Right now, I’m reading the 10th anniversary edition of American Gods, by Neil Gaiman, and I can’t believe it’s taken me this long to read it! This is the 3rd Gaiman book I’ve read—Neverwhere and Ocean at the End of the Lane being the others—and our family’s bookshelves hold a few more titles for me to dig into once I’m done with this one (and it’s a long book, so it will be a while). I’ve also watched Coraline or Stardust as movies before I realized they were Gaiman stories.
One of the things I love about Neil Gaiman is that he keeps a journal at his blog, and he’s pretty candid in it. There, he dismisses the fact that he’s some big named author, and he talks directly to his audience, and his audience talks back. There are no walls between his audience and him, which is pretty admirable for someone of his status.
Back when he wrote American Gods, he journaled the publishing process as he went through it. What makes this the most interesting is that he still hadn’t reached global acclaim as an author. He’d had a few literary successes, but none of it compared to the success he was about to see with American Gods. These blog entries still exist on his blog, showing an inside look at what was going through his mind in those early days.
This is what I love about this blog, and what I try to do here—kind of. I’m no Neil Gaiman (I’d love to be half the writer he is), but I’d like to think that this blog will one day be a record of what it was like before I was a successful bestselling author, and then continue to be a gateway between me and readers. Admittedly, I find it hard to write here when I’m in the middle of a book project, which is why there is a lot of space between entries. Gaiman mentioned in his own blog that he didn’t start publicly journaling about American Gods until he was into the publishing process because most of his entries would go back and forth between “This is the best thing I’ve ever written” to “This is pure and utter crap.”
And ain’t that the truth?
I keep a personal journal so that I don’t have to subject any of you to my schizophrenic way of thinking about my books. Right now, I’m in the editing phase of book 2 of The Road to Hope series, and I’m really struggling with it. My journal is filled with the same kind of sentiments in my book that Gaiman mentions—thinking it’s both brilliant and terrible, sometimes in the same journal entries.
But that’s the reality of being an author. These books are both brilliant and terrible.

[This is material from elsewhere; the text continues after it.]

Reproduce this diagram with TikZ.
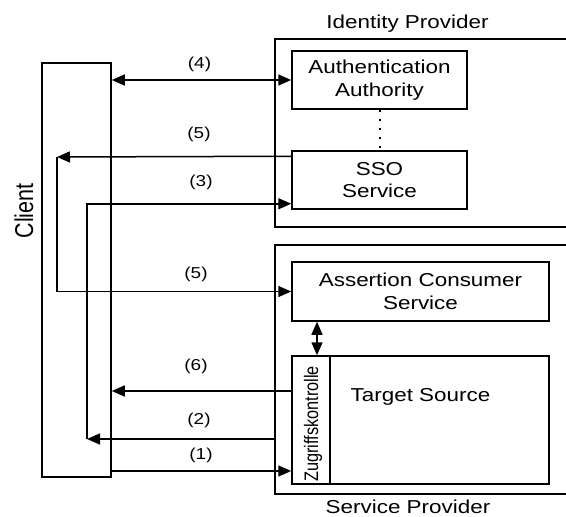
\documentclass[tikz,border=0pt]{standalone}
\usepackage{fontspec}
\setmainfont{Liberation Sans}
\newfontfamily\widefont[FakeStretch=1.2]{Liberation Sans}
\usetikzlibrary{arrows.meta}
\newcommand\boxfnt{\widefont\fontsize{18.7}{22.5}\selectfont}
\newcommand\stepfnt{\widefont\fontsize{15.8}{18}\selectfont}
\begin{document}
\begin{tikzpicture}[x=1pt,y=-1pt,
  box/.style={draw, line width=1.5pt, inner sep=0pt, align=center, font=\boxfnt},
  frame/.style={draw, line width=1.5pt, inner sep=0pt},
  title/.style={inner sep=0pt, font=\boxfnt},
  steplabel/.style={inner sep=0pt, font=\stepfnt},
  flow/.style={line width=1.5pt, -{Triangle[length=13pt,width=11pt]}},
  both/.style={line width=1.5pt, {Triangle[length=13pt,width=11pt]}-{Triangle[length=13pt,width=11pt]}}]
\useasboundingbox (0,0) rectangle (566,517);
\clip (0,0) rectangle (566,517);

% provider frames (open to the right)
\node[frame, minimum width=325pt, minimum height=188pt] (idp) at (437.5,133) {};
\node[frame, minimum width=325pt, minimum height=249pt] (sp) at (437.5,369.5) {};
\node[title] (idptitle) at (407.5,23.5) {Identity Provider};
\node[title] (sptitle) at (408,506.5) {Service Provider};

% client
\node[frame, minimum width=69pt, minimum height=414pt] (client) at (76.5,270) {};
\node[inner sep=0pt, rotate=90] (clientlabel) at (24,211)
  {\scalebox{1}[1.2]{\fontsize{21.5}{24}\selectfont Client}};

% identity provider components
\node[box, minimum width=175pt, minimum height=58pt] (auth) at (379.5,80) {Authentication\\Authority};
\node[box, minimum width=175pt, minimum height=58pt] (sso) at (379.5,180) {SSO\\Service};
\draw[line width=2pt, dash pattern=on 2.5pt off 6.5pt] (auth.south) -- (sso.north);

% service provider components
\node[box, minimum width=257pt, minimum height=59pt] (acs) at (420.5,291.5) {Assertion Consumer\\Service};
\node[box, minimum width=257pt, minimum height=128pt] (target) at (420.5,420) {};
\node[frame, minimum width=38pt, minimum height=128pt] (zug) at (311,420) {};
\node[title] (targetlabel) at (420.5,397) {Target Source};
\node[inner sep=0pt, rotate=90] (zuglabel) at (313,424)
  {\scalebox{1}[1.2]{\fontsize{16.3}{18}\selectfont Zugriffskontrolle}};
\coordinate (zx) at (317,0);
\draw[both] (acs.south -| zx) -- (zug.north -| zx);

% turning points of the redirect paths
\coordinate (k5) at (57,157);
\coordinate (k2) at (87,439);

% (4) client <-> authentication authority
\draw[both] (client.east |- auth.west) -- (auth.west);
\node[steplabel] (l4) at (199.5,64.5) {(4)};

% (5) SSO -> client -> assertion consumer service
\draw[flow] ([yshift=-6pt]sso.north west) -- (k5);
\draw[flow] (k5) |- (acs.west);
\node[steplabel] (l5a) at (199,134.5) {(5)};
\node[steplabel] (l5b) at (196,274.5) {(5)};

% (3) redirect to SSO
\draw[flow] (k2) |- ([yshift=6pt]sso.south west);
\node[steplabel] (l3) at (201,182.5) {(3)};

% (2) service provider -> client
\draw[flow] (sp.west |- k2) -- (k2);
\node[steplabel] (l2) at (199,420.5) {(2)};

% (6) resource delivered to client
\coordinate (y6) at (0,391);
\draw[flow] (zug.west |- y6) -- (client.east |- y6);
\node[steplabel] (l6) at (196,366.5) {(6)};

% (1) initial request
\coordinate (y1) at (0,471);
\draw[flow] (client.east |- y1) -- (zug.west |- y1);
\node[steplabel] (l1) at (201,455.5) {(1)};
\end{tikzpicture}
\end{document}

As Gaiman said (quoting the poet and author Randall Jarrel), “a novel can best be defined as a long piece of prose with something wrong with it.” There are hopes and dreams we have for these books before and during the writing process, and often we just can’t realize all of those hopes and dreams in the final product.
So I’ll keep chugging along with editing book 2, and then I’ll move on to book 3. And along the way I’ll continue reading brilliant authors like Neil Gaiman so that I’ll be inspired to always strive to be a better writer.